The bureau said it had taken substantial steps to deal with the issues that the inspector general raised.
Today, "no terrorism lead goes unaddressed," and new policies are in place to share information among intelligence agencies, the FBI said.
The report was especially critical of the bureau for not knowing about the presence of two of the 19 hijackers who were living openly in San Diego in 2000 and who "should have drawn some scrutiny from the FBI," the report said.
The two Saudis, al-Hazmi and al-Mihdhar, rented a room in the home of a longtime FBI terrorism informant, and they also befriended a fellow Saudi who had drawn FBI scrutiny in the past.
If the focus of the FBI bureau in San Diego on counterterrorism and al-Qaeda had occurred earlier, "there would have been a greater possibility, though no guarantee, that Hazmi's and Mihdhar's presence in San Diego may have come to the attention of the FBI before Sept. 11," the report said.

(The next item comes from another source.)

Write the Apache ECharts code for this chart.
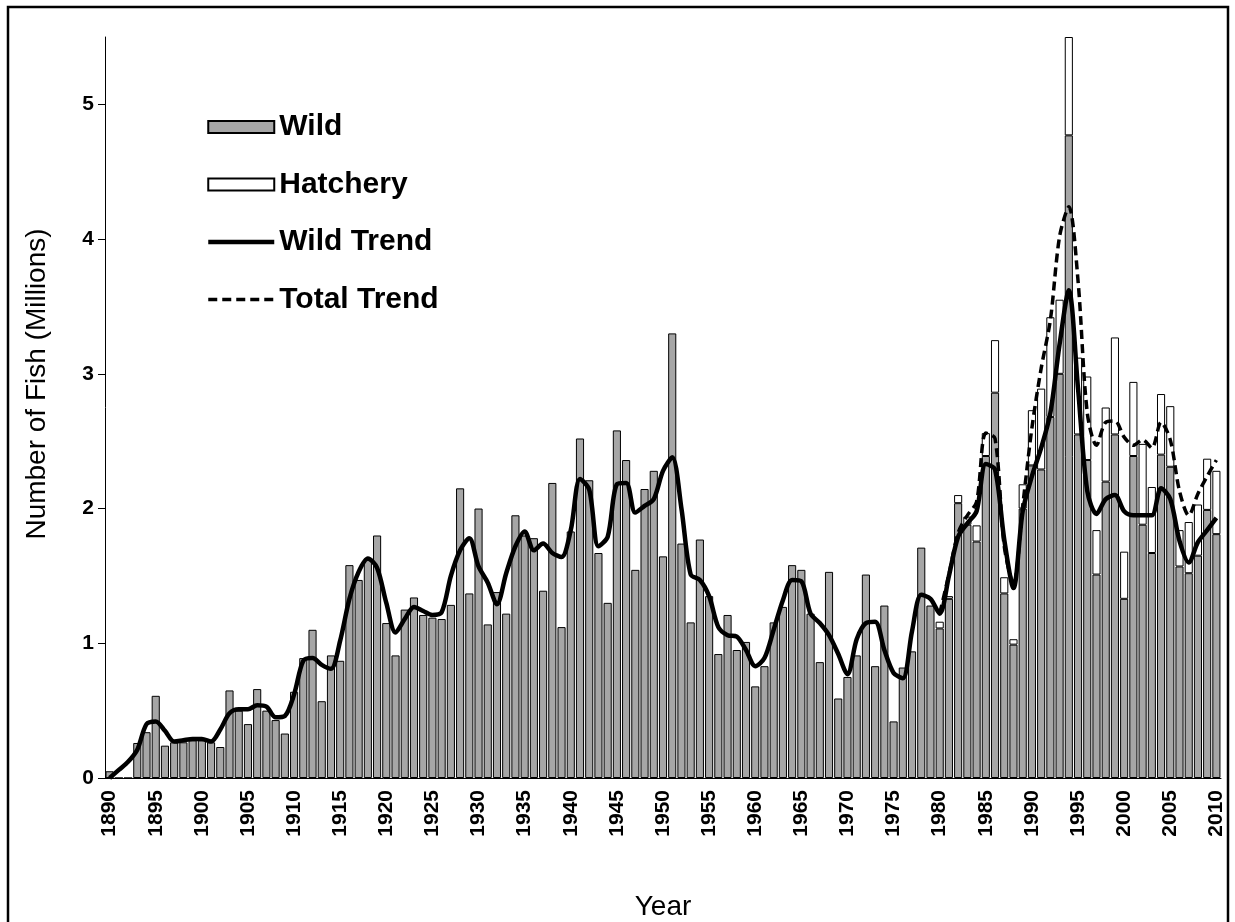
<!DOCTYPE html>
<html>
<head>
<meta charset="utf-8">
<script src="https://cdn.jsdelivr.net/npm/echarts@6/dist/echarts.min.js"></script>
<style>
  html, body { margin: 0; padding: 0; background: #fff; }
  #chart { width: 1235px; height: 922px; }
</style>
</head>
<body>
<div id="chart"></div>
<script>
// years 1890 - 2010
const years = [];
for (let y = 1890; y <= 2010; y++) years.push(String(y));

// wild run size (millions), one per year
const wild = [
  0.05, 0, 0, 0.26, 0.34, 0.61, 0.24, 0.265, 0.265, 0.28,
  0.28, 0.265, 0.23, 0.65, 0.50, 0.40, 0.66, 0.50, 0.43, 0.33,
  0.64, 0.89, 1.10, 0.57, 0.91, 0.87, 1.58, 1.47, 1.62, 1.80,
  1.15, 0.91, 1.25, 1.34, 1.21, 1.19, 1.18, 1.285, 2.15, 1.37,
  2.00, 1.14, 1.38, 1.22, 1.95, 1.80, 1.78, 1.39, 2.19, 1.12,
  1.83, 2.52, 2.21, 1.67, 1.30, 2.58, 2.36, 1.545, 2.145, 2.28,
  1.645, 3.30, 1.74, 1.155, 1.77, 1.35, 0.92, 1.21, 0.95, 1.01,
  0.68, 0.83, 1.155, 1.27, 1.58, 1.545, 1.22, 0.86, 1.53, 0.59,
  0.75, 0.91, 1.51, 0.83, 1.28, 0.42, 0.82, 0.94, 1.71, 1.28,
  1.11, 1.33, 2.04, 1.88, 1.755, 2.39, 2.86, 1.37, 0.99, 2.00,
  2.32, 2.29, 2.68, 3.00, 4.77, 2.55, 2.36, 1.51, 2.20, 2.55,
  1.33, 2.39, 1.88, 1.67, 2.40, 2.31, 1.57, 1.52, 1.65, 1.99,
  1.81
];

// hatchery fish, only from 1980 on
const hatcheryStart = 1980;
const hatchery = [
  0.05, 0.02, 0.06, 0.06, 0.12, 0.17, 0.39, 0.12, 0.04, 0.18,
  0.41, 0.60, 0.74, 0.55, 0.73, 0.57, 0.62, 0.33, 0.55, 0.72,
  0.35, 0.55, 0.60, 0.49, 0.45, 0.45, 0.27, 0.38, 0.38, 0.38,
  0.47
];

// smoothed trend of wild fish
const wildTrend = [
  0.00, 0.06, 0.12, 0.21, 0.40, 0.42, 0.35, 0.27, 0.28, 0.29,
  0.29, 0.27, 0.36, 0.48, 0.51, 0.51, 0.54, 0.53, 0.45, 0.46,
  0.62, 0.87, 0.89, 0.84, 0.81, 1.02, 1.33, 1.53, 1.63, 1.56,
  1.30, 1.08, 1.18, 1.27, 1.24, 1.21, 1.23, 1.50, 1.69, 1.78,
  1.57, 1.45, 1.29, 1.52, 1.72, 1.83, 1.69, 1.74, 1.67, 1.64,
  1.84, 2.22, 2.14, 1.72, 1.79, 2.18, 2.19, 1.97, 2.02, 2.07,
  2.28, 2.38, 2.00, 1.51, 1.47, 1.35, 1.12, 1.06, 1.05, 0.95,
  0.83, 0.89, 1.10, 1.32, 1.47, 1.46, 1.22, 1.15, 1.06, 0.92,
  0.77, 1.03, 1.15, 1.16, 0.95, 0.78, 0.74, 1.09, 1.36, 1.33,
  1.22, 1.50, 1.79, 1.89, 1.98, 2.33, 2.29, 1.77, 1.41, 1.98,
  2.24, 2.45, 2.71, 3.22, 3.62, 2.89, 2.13, 1.96, 2.07, 2.10,
  1.98, 1.95, 1.95, 1.95, 2.15, 2.07, 1.76, 1.60, 1.75, 1.84,
  1.93
];

// smoothed trend of wild + hatchery, from 1980 on
const totalTrend = [
  1.22, 1.51, 1.82, 1.95, 2.05, 2.56, 2.52, 1.72, 1.44, 2.02,
  2.60, 3.04, 3.40, 4.02, 4.24, 3.69, 2.71, 2.47, 2.64, 2.65,
  2.53, 2.47, 2.51, 2.45, 2.64, 2.51, 2.13, 1.95, 2.11, 2.24,
  2.36
];

const yTicks = [0, 1, 2, 3, 4, 5];

function padFrom(startYear, arr) {
  const out = years.map(() => null);
  const off = startYear - 1890;
  arr.forEach((v, i) => { out[off + i] = v; });
  return out;
}

const FONT = '"Liberation Sans", Arial, sans-serif';
const chart = echarts.init(document.getElementById('chart'));

chart.setOption({
  animation: false,
  backgroundColor: '#fff',
  grid: { left: 105, top: 37, width: 1116, height: 741, outerBoundsMode: 'none' },
  legend: {
    orient: 'vertical',
    left: 201,
    top: 107,
    itemWidth: 66,
    itemHeight: 12,
    itemGap: 27.5,
    data: [
      { name: 'Wild', icon: 'rect' },
      { name: 'Hatchery', icon: 'rect' },
      { name: 'Wild Trend', itemStyle: { opacity: 0 }, lineStyle: { width: 4.5 } },
      { name: 'Total Trend', itemStyle: { opacity: 0 }, lineStyle: { width: 3.5 } }
    ],
    textStyle: { fontFamily: FONT, fontSize: 30, fontWeight: 'bold', color: '#000' }
  },
  xAxis: {
    type: 'category',
    data: years,
    name: 'Year',
    nameLocation: 'middle',
    nameGap: 115,
    nameTextStyle: { fontFamily: FONT, fontSize: 28, color: '#000' },
    axisLine: { lineStyle: { color: '#000', width: 1 } },
    axisTick: { interval: 0, length: 7, lineStyle: { color: '#000' } },
    axisLabel: {
      interval: 4, rotate: 90, margin: 12,
      fontFamily: FONT, fontSize: 21, fontWeight: 'bold', color: '#000'
    }
  },
  yAxis: {
    type: 'value',
    min: 0,
    max: 5.5,
    interval: 1,
    axisLine: { show: true, lineStyle: { color: '#000', width: 1 } },
    axisTick: { show: true, length: 7, customValues: yTicks, lineStyle: { color: '#000' } },
    splitLine: { show: false },
    axisLabel: {
      margin: 11,
      customValues: yTicks,
      fontFamily: FONT, fontSize: 21, fontWeight: 'bold', color: '#000'
    }
  },
  graphic: [
    {
      type: 'rect',
      shape: { x: 8, y: 7, width: 1220, height: 960 },
      style: { fill: 'none', stroke: '#000', lineWidth: 2.5 },
      silent: true
    },
    {
      type: 'text',
      x: 37, y: 384,
      rotation: Math.PI / 2,
      style: {
        text: 'Number of Fish (Millions)',
        font: '28px ' + FONT,
        fill: '#000',
        align: 'center',
        verticalAlign: 'middle'
      }
    }
  ],
  series: [
    {
      name: 'Wild',
      type: 'bar',
      stack: 'run',
      data: wild,
      barCategoryGap: '12%',
      itemStyle: { color: '#a6a6a6', borderColor: '#000', borderWidth: 1 }
    },
    {
      name: 'Hatchery',
      type: 'bar',
      stack: 'run',
      data: padFrom(hatcheryStart, hatchery),
      itemStyle: { color: '#fff', borderColor: '#000', borderWidth: 1 }
    },
    {
      name: 'Total Trend',
      type: 'line',
      data: padFrom(hatcheryStart, totalTrend),
      symbol: 'none',
      smooth: 0.3,
      lineStyle: { color: '#000', width: 3.5, type: [9, 5] },
      itemStyle: { color: '#000' }
    },
    {
      name: 'Wild Trend',
      type: 'line',
      data: wildTrend,
      symbol: 'none',
      smooth: 0.3,
      lineStyle: { color: '#000', width: 4.5 },
      itemStyle: { color: '#000' }
    }
  ]
});
</script>
</body>
</html>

The head of the San Diego FBI office responded that the report greatly exaggerates the possibility that local agents could have prevented the attacks.
The informant identified the two men to his FBI handler only by their first names, and the report criticizes the handler as "not particularly thorough or aggressive" in following up.
The two men also befriended Omar al-Bayoumi, a Saudi who had established himself in the area. The FBI briefly investigated him in 1998 when the manager of his apartment complex reported that al-Bayoumi had received a suspicious package, had strange wires in his bathroom and hosted frequent weekend gatherings of Middle Eastern men. The FBI closed its inquiry the following year, a decision the report found appropriate.
The inspector general also reviewed the FBI's handling of Moussaoui, who was in custody before the attacks. Those portions of the document were deleted because Moussaoui faces sentencing next year.